Russia’s state nuclear corporation Rosatom, in an apparent effort to expand its portfolio of deals abroad, has said it will build a floating nuclear power plant for Sudan, the troubled central African country, which by many accounts is still in the grip of war that divided the nation in 2011.
The announcement follows another agreement the company reportedly signed with Sudan to build a full-scale, four-reactor nuclear power plant, which the administration in Khartoum told the country’s official, non-independent media would be built within the next eight years.
There’s scarce data available on what sort of plants Rosatom would supposedly furnish to Sudan, but the plans for the floating plant were attributed by the Sudan Tribune to Muataz Musa, the country’s minister of water resources and electricity.

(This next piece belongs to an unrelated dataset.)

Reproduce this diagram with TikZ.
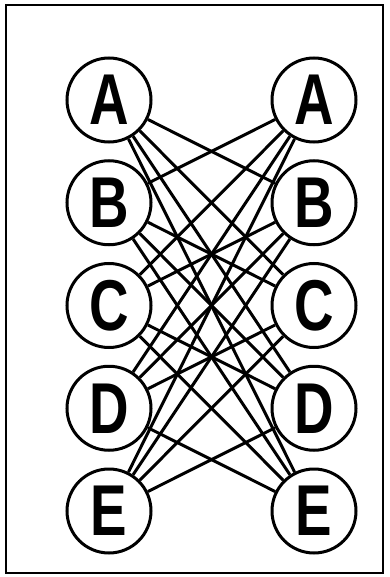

Neither the Sudanese government nor Rosatom have specified exactly where a floating nuclear power plant would be located, but presumably it would be moored somewhere along Sudan’s coast on the Red Sea, an area that in recent years has been known for its pirates.
Russia is nearing the completion of its controversial Akademik Lomonosov, the only floating nuclear power plant under construction in the world. This plant, after it leaves the Baltic Shipyard in St Petersburg, will be towed to Murmansk for fueling and will eventually be moored in the port of Pevek, in Russia’s Far East in Chukotka.
The Akademik Lomonosov was initially billed as a prototype for several more floating plants of its kind, which Rosatom hoped at the time would become one of its prime exports. The advent of floating nuclear plants was even hailed by The Economist, the influential British news weekly, in an edition published in August.
But since then, Rosatom has seemingly bowed to the fact that few countries are interested in floating nuclear plants, which many see as ripe for environmental disaster or terrorist attacks, and the company recently acknowledged it has no plans to duplicate its troubled history with the building of the Akademik Lomonosov.
Nonetheless, the reported deals with Sudan are consistent with Rosatom’s approach to selling nuclear power plants on the foreign market, a drive that has included such unlikely customers as Sudan’s neighbors in Ethiopia as well as Egypt, Jordan, Algeria, Nigeria, Argentina and Bolivia and a host of other countries where the infrastructure for nuclear power won’t be ready for years.
These deals are largely “memorandums of understanding,” “framework agreements” and other handshake-type deals that aren’t meant so much to come to fruition as they are meant to blanket the foreign market and squeeze out competitors. Rosatom has dozens of outstanding memoranda of understanding, which the company says account for some $135 billion in outstanding foreign business.
Rosatom’s approach to marketing its reactors is unique because it offers to finance, build and operate its plants, as well as to task away the waste and spent nuclear fuel.
These generous terms come thanks to the enormous state subsidies Rosatom receives, and which it can then funnel into loans that boost its profits on paper. With government subsides set to decrease or dry up in 2020, however, Rosatom seems desperate to announce ever more memorandums of understanding.
It’s not likely that many of these deals will ever become firm contracts. But as 2020 approaches, the company is likely to announce yet more deals as unlikely as the one Sudan reported this month.